WASHINGTON: Indian-American authors Jhumpa Lahiri and Anish Kapoor joined scores of other writers to oppose the controversial travel ban by US President Donald Trump, asking him to "rescind" his last month's executive order.     

"In barring people from seven predominantly Muslim countries from entering the US for 90 days, barring all refugees from entering the country for 120 days, and blocking migration from Syria indefinitely, your January Executive Order caused the chaos and hardship of families divided, lives disrupted, and law-abiding faced with handcuffs, detention, and deportation," about 70 eminent American writers and artists wrote to Trump.     

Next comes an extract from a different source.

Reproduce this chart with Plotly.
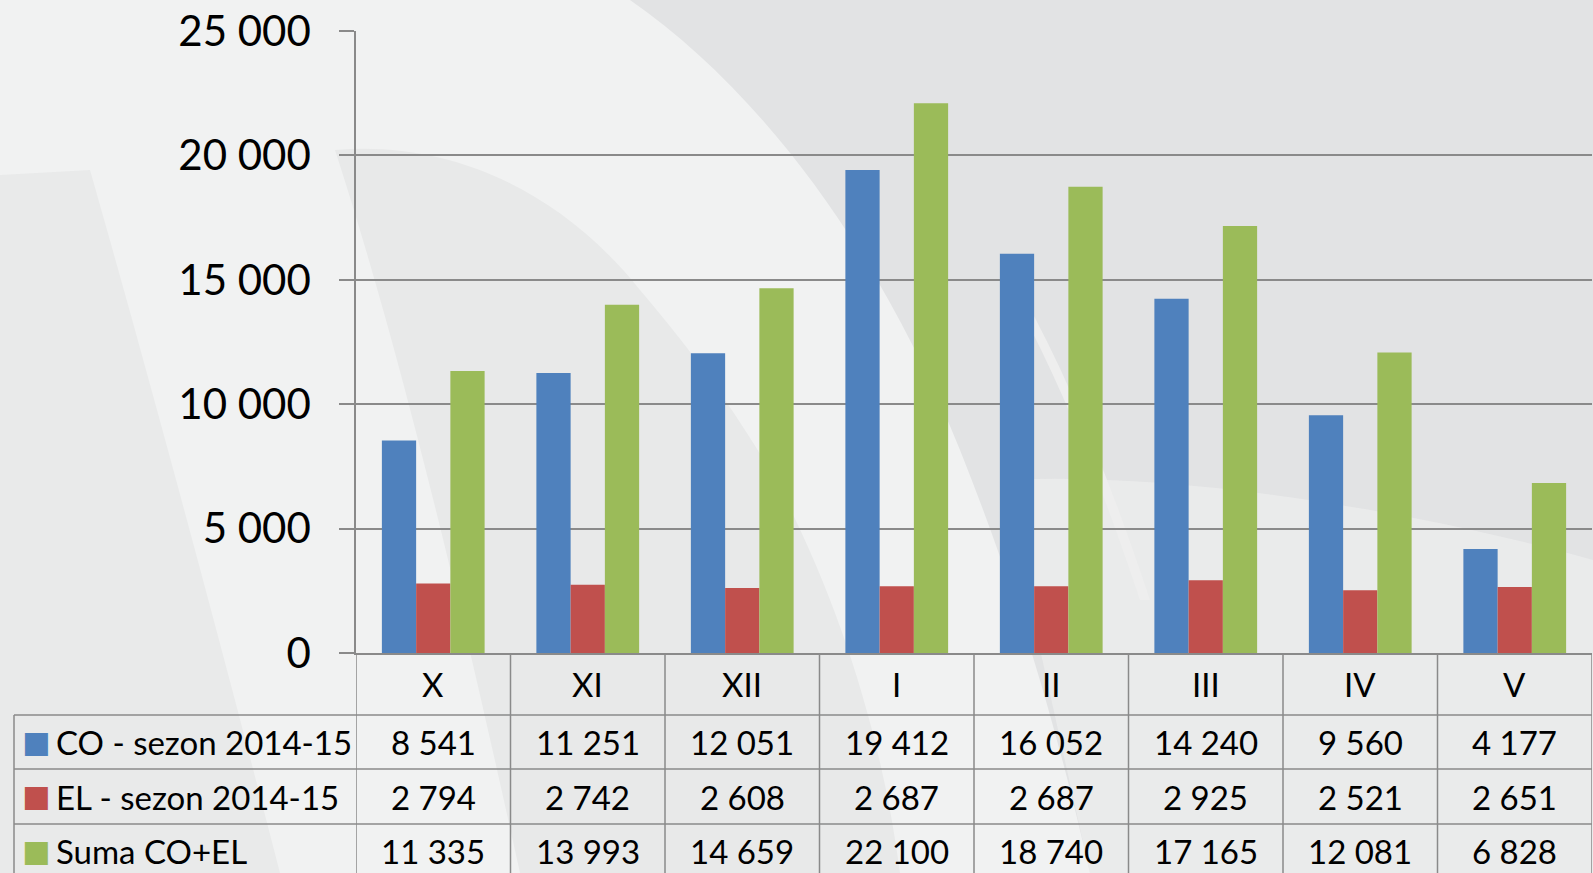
import plotly.graph_objects as go

# ---------------- data ----------------
months = ["X", "XI", "XII", "I", "II", "III", "IV", "V"]
co_2014_15 = [8541, 11251, 12051, 19412, 16052, 14240, 9560, 4177]
el_2014_15 = [2794, 2742, 2608, 2687, 2687, 2925, 2521, 2651]
suma_co_el = [11335, 13993, 14659, 22100, 18740, 17165, 12081, 6828]
series_names = ["CO - sezon 2014-15", "EL - sezon 2014-15", "Suma CO+EL"]
series_colors = ["#4F81BD", "#C0504D", "#9BBB59"]
y_tickvals = [0, 5000, 10000, 15000, 20000, 25000]
y_ticktext = ["0", "5 000", "10 000", "15 000", "20 000", "25 000"]

# ---------------- layout geometry (pixels) ----------------
W, H = 1593, 873
L, R, T, B = 356, 1592, 31, 653
PW, PH = R - L, B - T
FONT = "Lato, 'Open Sans', sans-serif"
GRID = "#8a8a8a"


def xp(px):
    return (px - L) / PW


def yp(py):
    return (B - py) / PH


def fmt(v):
    return f"{v:,}".replace(",", " ")


series_values = [co_2014_15, el_2014_15, suma_co_el]

fig = go.Figure()
for name, vals, col in zip(series_names, series_values, series_colors):
    fig.add_trace(go.Bar(x=months, y=vals, name=name, marker_color=col,
                         marker_line_width=0, showlegend=False))

shapes = []


def path(points_cmds):
    out = []
    for cmd, pts in points_cmds:
        out.append(cmd + " ".join(f"{xp(a):.5f},{yp(b):.5f}" for a, b in pts))
    return " ".join(out) + " Z"


bg_shapes = [
    # dark top-right swoosh
    ("#e2e3e4", [("M", [(630, 0)]), ("C", [(760, 90), (880, 250), (960, 450)]),
                 ("C", [(1020, 600), (1060, 740), (1090, 873)]),
                 ("L", [(W, 873)]), ("L", [(W, 0)])]),
    # lighten lower right
    ("rgba(245,245,245,0.45)", [("M", [(1000, 480)]), ("C", [(1200, 470), (1450, 520), (W, 560)]),
                                ("L", [(W, 873)]), ("L", [(1090, 873)]),
                                ("C", [(1060, 740), (1030, 600), (1000, 480)])]),
    # light streak
    ("#eeeeee", [("M", [(1010, 290)]), ("C", [(1060, 380), (1100, 480), (1140, 600)]),
                 ("L", [(1150, 600)]), ("C", [(1110, 480), (1070, 380), (1020, 290)])]),
    # left dark strip
    ("#e9eaea", [("M", [(0, 175)]), ("L", [(90, 170)]), ("C", [(150, 380), (220, 640), (280, 873)]),
                 ("L", [(0, 873)])]),
    # middle dark band
    ("#e8e9e9", [("M", [(335, 150)]), ("C", [(450, 140), (560, 190), (640, 290)]),
                 ("C", [(700, 360), (740, 420), (770, 470)]),
                 ("C", [(830, 580), (880, 720), (900, 873)]),
                 ("L", [(520, 873)]), ("C", [(460, 600), (400, 350), (335, 150)])]),
]
for col, cmds in bg_shapes:
    shapes.append(dict(type="path", xref="paper", yref="paper", path=path(cmds),
                       fillcolor=col, line=dict(width=0), layer="below"))

# ---- table grid ----
row_lines_px = [715, 769, 824]
table_left_px = 14
for ry in row_lines_px:
    shapes.append(dict(type="line", xref="paper", yref="paper",
                       x0=xp(table_left_px), x1=1.0, y0=yp(ry), y1=yp(ry),
                       line=dict(color=GRID, width=1.5)))
shapes.append(dict(type="line", xref="paper", yref="paper",
                   x0=xp(table_left_px), x1=xp(table_left_px), y0=yp(715), y1=yp(880),
                   line=dict(color=GRID, width=1.5)))
for i in range(len(months) + 1):
    shapes.append(dict(type="line", xref="x", yref="paper",
                       x0=i - 0.5, x1=i - 0.5, y0=0, y1=yp(880),
                       line=dict(color=GRID, width=1.5)))

annotations = []
row_centers_px = [742, 796.5, 851]
cat_center_px = 684
for i, m in enumerate(months):
    annotations.append(dict(x=i, y=yp(cat_center_px), xref="x", yref="paper", text=m,
                            showarrow=False, xanchor="center", yanchor="middle",
                            font=dict(family=FONT, size=33, color="black")))
    for r, vals in enumerate(series_values):
        annotations.append(dict(x=i, y=yp(row_centers_px[r]), xref="x", yref="paper",
                                text=fmt(vals[i]), showarrow=False,
                                xanchor="center", yanchor="middle",
                                font=dict(family=FONT, size=33, color="black")))
for r, (name, col) in enumerate(zip(series_names, series_colors)):
    annotations.append(dict(x=xp(20), y=yp(row_centers_px[r] - 1), xref="paper", yref="paper",
                            text="■", showarrow=False, xanchor="left", yanchor="middle",
                            font=dict(family="DejaVu Sans", size=30, color=col)))
    annotations.append(dict(x=xp(54), y=yp(row_centers_px[r]), xref="paper", yref="paper",
                            text=name, showarrow=False, xanchor="left", yanchor="middle",
                            font=dict(family=FONT, size=33, color="black")))

fig.update_layout(
    width=W, height=H,
    margin=dict(l=L, r=W - R, t=T, b=H - B, pad=0),
    paper_bgcolor="#f1f2f2",
    plot_bgcolor="rgba(0,0,0,0)",
    barmode="group", bargap=0.335, bargroupgap=0,
    shapes=shapes, annotations=annotations,
    showlegend=False,
    xaxis=dict(range=[-0.5, 7.5], showticklabels=False, ticks="", showgrid=False,
               showline=True, linecolor=GRID, linewidth=1.5, zeroline=False, fixedrange=True),
    yaxis=dict(range=[0, 25000], tickvals=y_tickvals, ticktext=y_ticktext,
               showgrid=True, gridcolor=GRID, gridwidth=1.5,
               showline=True, linecolor=GRID, linewidth=1.5,
               ticks="outside", ticklen=15, tickcolor=GRID, tickwidth=1.5,
               ticklabelstandoff=20, zeroline=False,
               tickfont=dict(family=FONT, size=42, color="black")),
)

fig.write_html(
    "out.html",
    config={"displayModeBar": False},
    post_script="document.body.style.margin='0';document.body.style.overflow='hidden';"
                "window.dispatchEvent(new Event('resize'));",
)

They called on the US President to "rescind" his executive order of January 27, 2017, and refrain from introducing any alternative measure that similarly impairs freedom of movement and the global exchange of arts and ideas.     

In doing so, the executive order also hindered the free flow of artists and thinkers ­ and did so at a time when vibrant, open intercultural dialogue is indispensable in the fight against terror and oppression, the writers and artists said in a letter dated February 21.     

Its restriction is inconsistent with the values of the US and the freedoms for which it stands, said the top US artists and writers under the banner of PEN America.     

Among those notable signatories to the letter include Chimamanda Adichie, Margaret Atwood, Rita Dove, Jonathan Franzen, Khaled Hosseini, Azar Nafisi and George Packer.     

According to the letter, the negative impact of the original Executive Order was felt immediately, creating stress and uncertainty for artists of global renown and disrupting major US cultural events.     

"Oscar-nominated director Asghar Farhadi, who is from Iran, expecting to be unable to travel to the Academy Awards ceremony in late February, announced that he will not attend," it said.     

Syrian singer Omar Souleyman, who performed at the 2013 Nobel Peace Prize Concert in Oslo, Norway, may now be prevented from singing at Brooklyn's World Music Institute in May, 2017.     

The ability of Adonis, an 87-year-old globally celebrated poet who is a French national of Syrian extraction, to attend the May, 2017 PEN World Voices Festival in New York remains in question, the letter noted.     

The letter told Trump that preventing international artists from contributing to American cultural life will not make America safer, and will damage its international prestige and influence.